Figure 1: Share of respondents who agree that vaccines are safe. Source: The Wellcome Global Monitor (2018) and the authors’ calculations.

Figures 1 and 2, based on this 2018 Wellcome Trust study, show that vaccine skepticism is even greater in a number of other countries, most notably in Russia, in France, and in a surprising number of other Western European nations. What explains these cross-country patterns is far from clear but urgent to understand. 

Figure 2: Share of respondents who agree that vaccines are effective. Source: The Wellcome Global Monitor (2018) and the authors’ calculations.

Our own analysis of the Wellcome Trust data suggests that vaccine skepticism is greatest among individuals who experience a pandemic first hand (in their country of residence) and specifically when they are in their “impressionable years” aged 18 to 25. This “experience” or “exposure” effect plausibly explains the difference between the earlier Wellcome Trust results for the US and the more negative Pew Research Center responses in the midst of the Covid-19 pandemic, with relatively few Americans having had pandemic exposure prior to the current year.

We further find that the negative revision of attitudes toward the safety and effectiveness of vaccines is limited to democratic countries, where citizens expect governments to be responsive to the public health emergency. In line with this interpretation, it is also driven by those individuals who experience epidemics under weak governments, where policymakers are less capable of mounting an effective public policy response. The experience of the United States during the Covid-19 pandemic is not far from fitting both of these two criteria.

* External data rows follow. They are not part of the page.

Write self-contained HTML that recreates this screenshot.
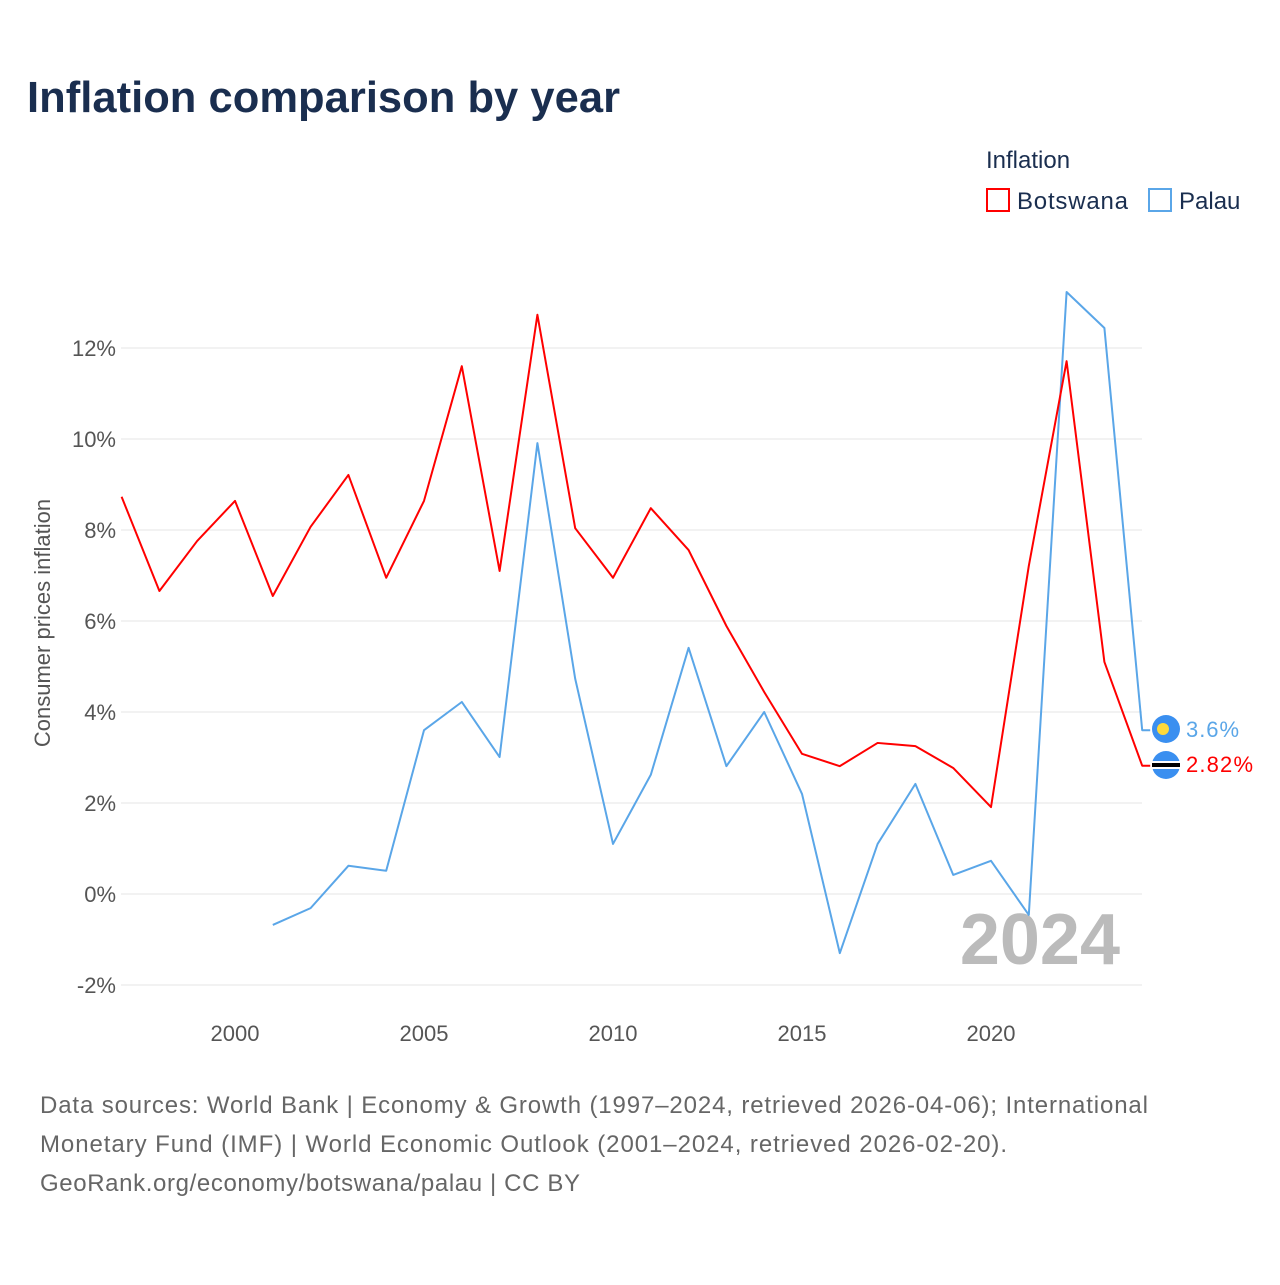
<!DOCTYPE html>
<html><head><meta charset="utf-8"><style>
body{margin:0;background:#fff;font-family:"Liberation Sans",sans-serif;}
</style></head><body>
<svg width="1280" height="1280" xmlns="http://www.w3.org/2000/svg" style="font-family:'Liberation Sans',sans-serif">
<text x="27" y="112" font-size="43.5" font-weight="bold" fill="#1a2e4f" textLength="593">Inflation comparison by year</text>
<text x="986" y="168" font-size="24" fill="#1a2e4f">Inflation</text>
<g><rect x="987" y="189" width="22" height="22" fill="none" stroke="#f00" stroke-width="2"/><text x="1017" y="209" font-size="24" fill="#1a2e4f" textLength="111">Botswana</text></g>
<g><rect x="1149" y="189" width="22" height="22" fill="none" stroke="#5aa6e8" stroke-width="2"/><text x="1179" y="209" font-size="24" fill="#1a2e4f">Palau</text></g>
<g id="grid"></g><g id="yt"></g><g id="xt"></g>
<text transform="translate(50,623) rotate(-90)" text-anchor="middle" font-size="22" fill="#555">Consumer prices inflation</text>
<text x="1120" y="964" text-anchor="end" font-size="72" font-weight="bold" fill="#bbb">2024</text>
<g id="lines"></g>
<g><circle cx="1166" cy="729" r="14" fill="#3a8ff0"/><circle cx="1163" cy="729" r="6" fill="#ffd93a"/></g>
<g><circle cx="1166" cy="765" r="14" fill="#3a8ff0"/><rect x="1152" y="761" width="28" height="8" fill="#fff"/><rect x="1152" y="763" width="28" height="4" fill="#000"/></g>
<text x="1186" y="737" font-size="22" fill="#5aa6e8" textLength="53">3.6%</text>
<text x="1186" y="772" font-size="22" fill="#f00" textLength="67">2.82%</text>
<text font-size="24" fill="#666"><tspan x="40" y="1113" textLength="1108">Data sources: World Bank | Economy &amp; Growth (1997–2024, retrieved 2026-04-06); International</tspan><tspan x="40" y="1152" textLength="967">Monetary Fund (IMF) | World Economic Outlook (2001–2024, retrieved 2026-02-20).</tspan><tspan x="40" y="1191" textLength="540">GeoRank.org/economy/botswana/palau | CC BY</tspan></text>
</svg>
<script>
const botYears=[1997,1998,1999,2000,2001,2002,2003,2004,2005,2006,2007,2008,2009,2010,2011,2012,2013,2014,2015,2016,2017,2018,2019,2020,2021,2022,2023,2024];
const botValues=[8.73,6.66,7.76,8.64,6.55,8.07,9.21,6.95,8.64,11.6,7.1,12.73,8.04,6.95,8.48,7.56,5.89,4.44,3.08,2.81,3.32,3.25,2.77,1.91,7.21,11.71,5.1,2.82];
const palYears=[2001,2002,2003,2004,2005,2006,2007,2008,2009,2010,2011,2012,2013,2014,2015,2016,2017,2018,2019,2020,2021,2022,2023,2024];
const palValues=[-0.68,-0.31,0.62,0.51,3.6,4.22,3.01,9.91,4.73,1.1,2.62,5.41,2.81,4.0,2.2,-1.3,1.1,2.42,0.42,0.73,-0.46,13.23,12.44,3.6];
const yTicks=[-2,0,2,4,6,8,10,12];
const xTicks=[2000,2005,2010,2015,2020];
const NS="http://www.w3.org/2000/svg";
const X=y=>121.6+(y-1997)*37.8;
const Y=v=>894-v*45.5;
function mk(t,a,p){const e=document.createElementNS(NS,t);for(const k in a)e.setAttribute(k,a[k]);document.getElementById(p).appendChild(e);return e;}
yTicks.forEach(v=>{
  const l=mk('line',{x1:121,x2:1142,y1:Y(v),y2:Y(v),stroke:'#e6e6e6','stroke-width':1},'grid');
  
  
  const t=mk('text',{x:116,y:Y(v)+8,'text-anchor':'end','font-size':22,fill:'#555'},'yt');
  t.textContent=v+'%';
  
  
});
xTicks.forEach(v=>{
  const t=mk('text',{x:X(v),y:1041,'text-anchor':'middle','font-size':22,fill:'#555'},'xt');
  t.textContent=v;
  
  
});
function line(ys,vs,c,name){
  let d=ys.map((y,i)=>(i?'L':'M')+X(y)+','+Y(vs[i])).join(' ');
  d+=' L'+(X(ys[ys.length-1])+8)+','+Y(vs[vs.length-1]);
  const p=mk('path',{d:d,fill:'none',stroke:c,'stroke-width':2,'stroke-linejoin':'round'},'lines');
  
  
}
line(palYears,palValues,'#5aa6e8','palau-line');
line(botYears,botValues,'#f00','botswana-line');
</script>
</body></html>
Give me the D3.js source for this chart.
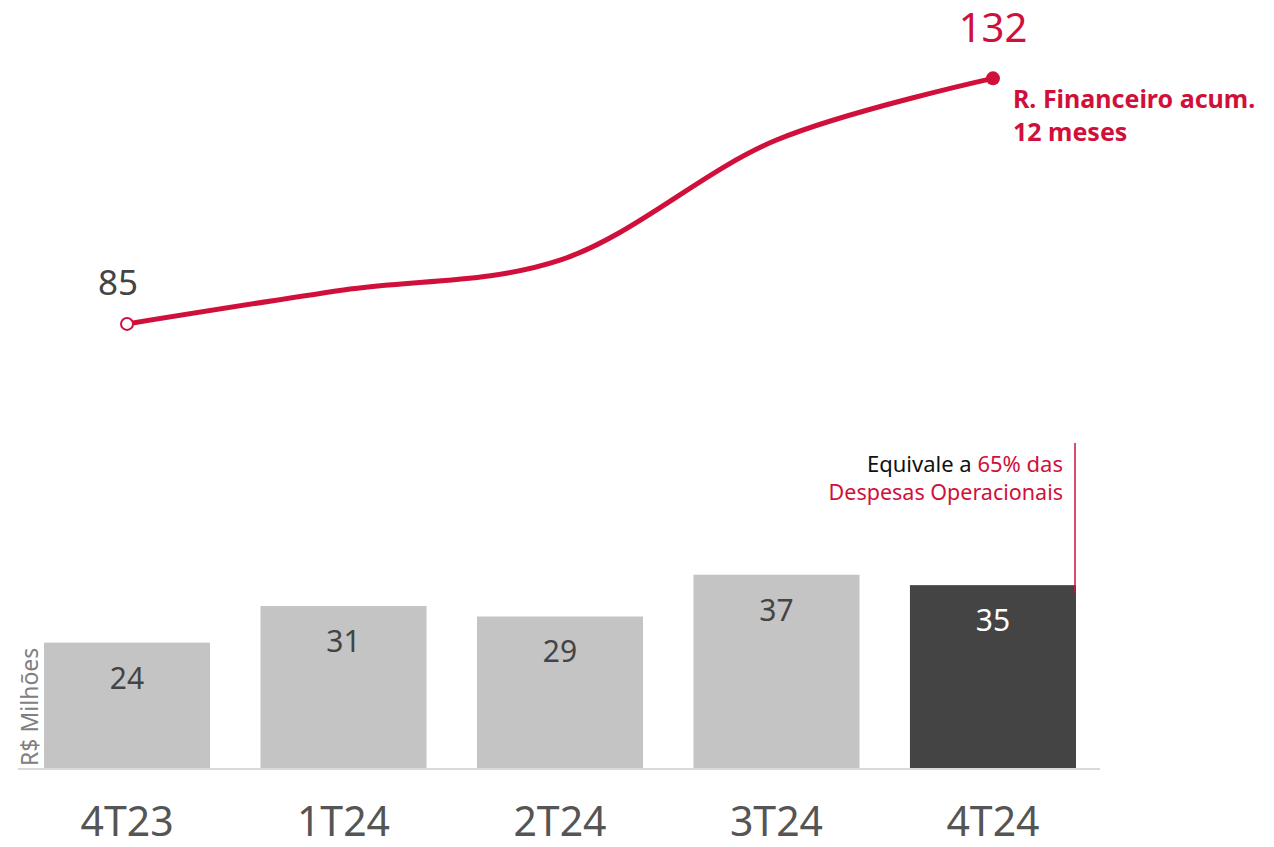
<!DOCTYPE html>
<html>
<head>
<meta charset="utf-8">
<script src="https://cdn.jsdelivr.net/npm/d3@7"></script>
<style>
  body { margin: 0; background: #fff; }
  text { font-family: "Noto Sans", "Open Sans", sans-serif; }
</style>
</head>
<body>
<div id="chart"></div>
<script>
//
// data
//
var quarters = ['4T23', '1T24', '2T24', '3T24', '4T24']
var quarterly = [24, 31, 29, 37, 35]
var accum12m = [85, 91.5, 97.2, 120.2, 132]
var lineName = ['R. Financeiro acum.', '12 meses']
var unitLabel = 'R$ Milhões'

var red = '#d0103a'
var W = 1274, H = 847

var svg = d3.select('#chart').append('svg')
  .attr('width', W)
  .attr('height', H)

// shared scales
var x = d3.scaleBand()
  .domain(quarters)
  .range([44, 1076])
  .paddingInner(0.233)
  .paddingOuter(0)

var y = d3.scaleLinear()
  .domain([0, 147])
  .range([768, 0])

var cx = function(i) { return x(quarters[i]) + x.bandwidth() / 2 }

// bars
svg.selectAll('rect.bar')
  .data(quarterly)
  .enter().append('rect')
  .attr('class', 'bar')
  .attr('x', function(d, i) { return x(quarters[i]) })
  .attr('y', function(d) { return y(d) })
  .attr('width', x.bandwidth())
  .attr('height', function(d) { return y(0) - y(d) })
  .attr('fill', function(d, i) { return i == quarterly.length - 1 ? '#444444' : '#c4c4c4' })

svg.selectAll('text.val')
  .data(quarterly)
  .enter().append('text')
  .attr('x', function(d, i) { return cx(i) })
  .attr('y', function(d) { return y(d) + 46 })
  .attr('text-anchor', 'middle')
  .style('font-size', '30px')
  .attr('fill', function(d, i) { return i == quarterly.length - 1 ? '#ffffff' : '#444444' })
  .text(function(d) { return d })

// baseline
svg.append('line')
  .attr('x1', 18).attr('x2', 1100)
  .attr('y1', y(0) + 1).attr('y2', y(0) + 1)
  .attr('stroke', '#d9d9d9')
  .attr('stroke-width', 2)

// category labels
svg.selectAll('text.cat')
  .data(quarters)
  .enter().append('text')
  .attr('x', function(d, i) { return cx(i) })
  .attr('y', 836)
  .attr('text-anchor', 'middle')
  .style('font-size', '41px')
  .attr('fill', '#555555')
  .text(function(d) { return d })

// unit label
svg.append('text')
  .attr('transform', 'translate(38,766) rotate(-90)')
  .style('font-size', '23px')
  .attr('fill', '#808080')
  .text(unitLabel)

// line
var lineFunc = d3.line()
  .x(function(d, i) { return cx(i) })
  .y(function(d) { return y(d) })
  .curve(d3.curveCatmullRom.alpha(0.5))

svg.append('path')
  .attr('d', lineFunc(accum12m))
  .attr('fill', 'none')
  .attr('stroke', red)
  .attr('stroke-width', 5)

var last = accum12m.length - 1

svg.append('circle')
  .attr('cx', cx(0)).attr('cy', y(accum12m[0]))
  .attr('r', 6)
  .attr('fill', '#fff')
  .attr('stroke', red)
  .attr('stroke-width', 2)

svg.append('circle')
  .attr('cx', cx(last)).attr('cy', y(accum12m[last]))
  .attr('r', 7)
  .attr('fill', red)

svg.append('text')
  .attr('x', cx(0) - 9).attr('y', y(accum12m[0]) - 29)
  .attr('text-anchor', 'middle')
  .style('font-size', '35px')
  .attr('fill', '#444444')
  .text(accum12m[0])

svg.append('text')
  .attr('x', cx(last)).attr('y', y(accum12m[last]) - 36)
  .attr('text-anchor', 'middle')
  .style('font-size', '40px')
  .attr('fill', red)
  .text(accum12m[last])

svg.selectAll('text.lname')
  .data(lineName)
  .enter().append('text')
  .attr('x', cx(last) + 20)
  .attr('y', function(d, i) { return 108 + i * 33 })
  .style('font-size', '25px')
  .style('font-weight', 'bold')
  .attr('fill', red)
  .text(function(d) { return d })

// annotation
svg.append('line')
  .attr('x1', 1075).attr('x2', 1075)
  .attr('y1', 443).attr('y2', 593)
  .attr('stroke', red)
  .attr('stroke-width', 1.5)

var note = svg.append('text')
  .attr('x', 1063).attr('y', 472)
  .attr('text-anchor', 'end')
  .style('font-size', '22px')
note.append('tspan').attr('fill', '#111').text('Equivale a ')
note.append('tspan').attr('fill', red).text('65% das')

svg.append('text')
  .attr('x', 1063).attr('y', 500)
  .attr('text-anchor', 'end')
  .style('font-size', '21.5px')
  .attr('fill', red)
  .text('Despesas Operacionais')
</script>
</body>
</html>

This last finding also provides a ray of hope, however. A more consistent and effective public policy response, in which the governments’ non-pharmaceutical interventions produce positive results, may in turn foster confidence in the safety and efficacy of any vaccine they endorse and distribute. We can only hope.

References

  • Aksoy, Cevat, Barry Eichengreen and Orkun Saka (2020), “The Political Scar of Epidemics,” NBER Working Paper no.27401 (June).
  • Eichengreen, Barry, Cevat Aksoy and Orkun Saka (2020), “Revenge of the Experts: Will COVID-19 Renew or Diminish Public Trust in Science,” CEPR Discussion Paper no. 15447 (November).
  • Alsan, Marcella and Marianne Wanamaker (2016), “Tuskegee and the Health of Black Men,” NBER Working Paper no.22323 (June).
  • Pew Research Center (2020), “U.S. Public Now Divided Over Whether to Get COVID-19 Vaccine,” Washington, D.C.: Pew Research Center (17 September).
  • Wellcome Trust (2018), Wellcome Global Monitor 2018, London: Wellcome Trust.
  • WHO (2020), “Coronavirus Disease (COVID-19): Herd Immunity, Lockdowns and COVID-19,” Geneva: WHO (15 October).